Can't resolve memoization design pattern with fibonacci

Question

I don't understand the last steps in the memoization design pattern. This is my code with classic fibonacci calculation:

//Memoization
      const fiboCache = () => {
        const cache = [0,1];
        const fibo = (x) => {
          let result = cache[x];
          if(typeof result !== 'number') {
            console.log('new calculation for: ' + x);
            result = fibo(x-1) + fibo(x-2);
            cache[x] = result;
          }
          return result;
        };
        return fibo;
      };
      const getFibo = fiboCache();
      console.log(getFibo(4));

The problem for me is the last step, I tried to break it down each iteration which looks like this:

4. result=undef; console.log; result=3; cache=[0,1,empty,empty,3]
3. result=undef; console.log; result=2; cache=[0,1,empty,2,3]
2. result=undef; console.log; result=1; cache=[0,1,1,2,3]
1. result=1; return 1;

I understand how the array is working as cache for my next calculations, but as soon as I'm on the last iteration (1) my result object becomes 1 which is breaking my recursion, and I'm going straight to return result.

Doesn't that mean I'm just returning 1 at the end?
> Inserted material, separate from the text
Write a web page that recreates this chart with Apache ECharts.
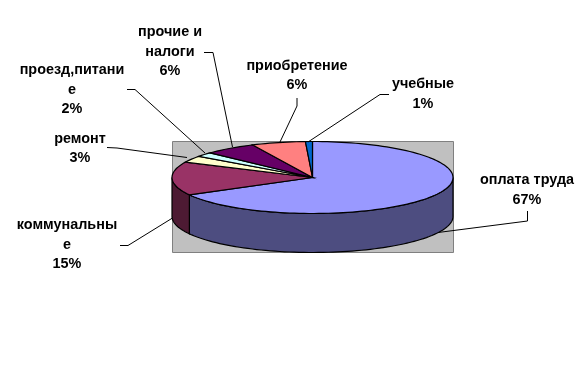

Shouldn't I return here the last item of my array?

Answer 1

It's not quite that simple: you'll have to work up and down the recursion levels as each one returns. It'll go something like this

• fibo(4), cache = [0,1] - not in cache; compute it from fibo(3) and fibo(2)
  • fibo(3), cache = [0,1] - not in cache; compute it from fibo(2) and fibo(1)
    • fibo(2), cache = [0,1] - not in cache; compute it from fibo(1) and fibo(0)
      • fibo(1), cache = [0,1] - return 1 from cache
      • fibo(0), cache = [0,1] - return 0 from cache
    • back to fibo(2): result = fibo(1) + fibo(0) = 1 + 0 = 1; write cache[2] = 1, return 1
    • fibo(1), cache = [0,1,1] - return 1 from cache
  • back to fibo(3): result = fibo(2) + fibo(1) = 1 + 1 = 2; write cache[3] = 2, return 2
  • fibo(2), cache = [0,1,1,2] - return 1 from cache
• back to fibo(4), cache = [0,1,1,2]: result = fibo(3) + fibo(2) = 2 + 1 = 3; write cache[4] =3, return 3

i.e.

• each recursion returns a value back to the level higher up, and you get the result from the top level = 3 not the first time you hit the return (1) as you'd thought
• the cache is updated after each recursion level has completed; you'll never end up with [0,1,empty,empty,3] as you originally had.

It may also be instructive to step through this with a debugger and watch the cache contents and the call stack.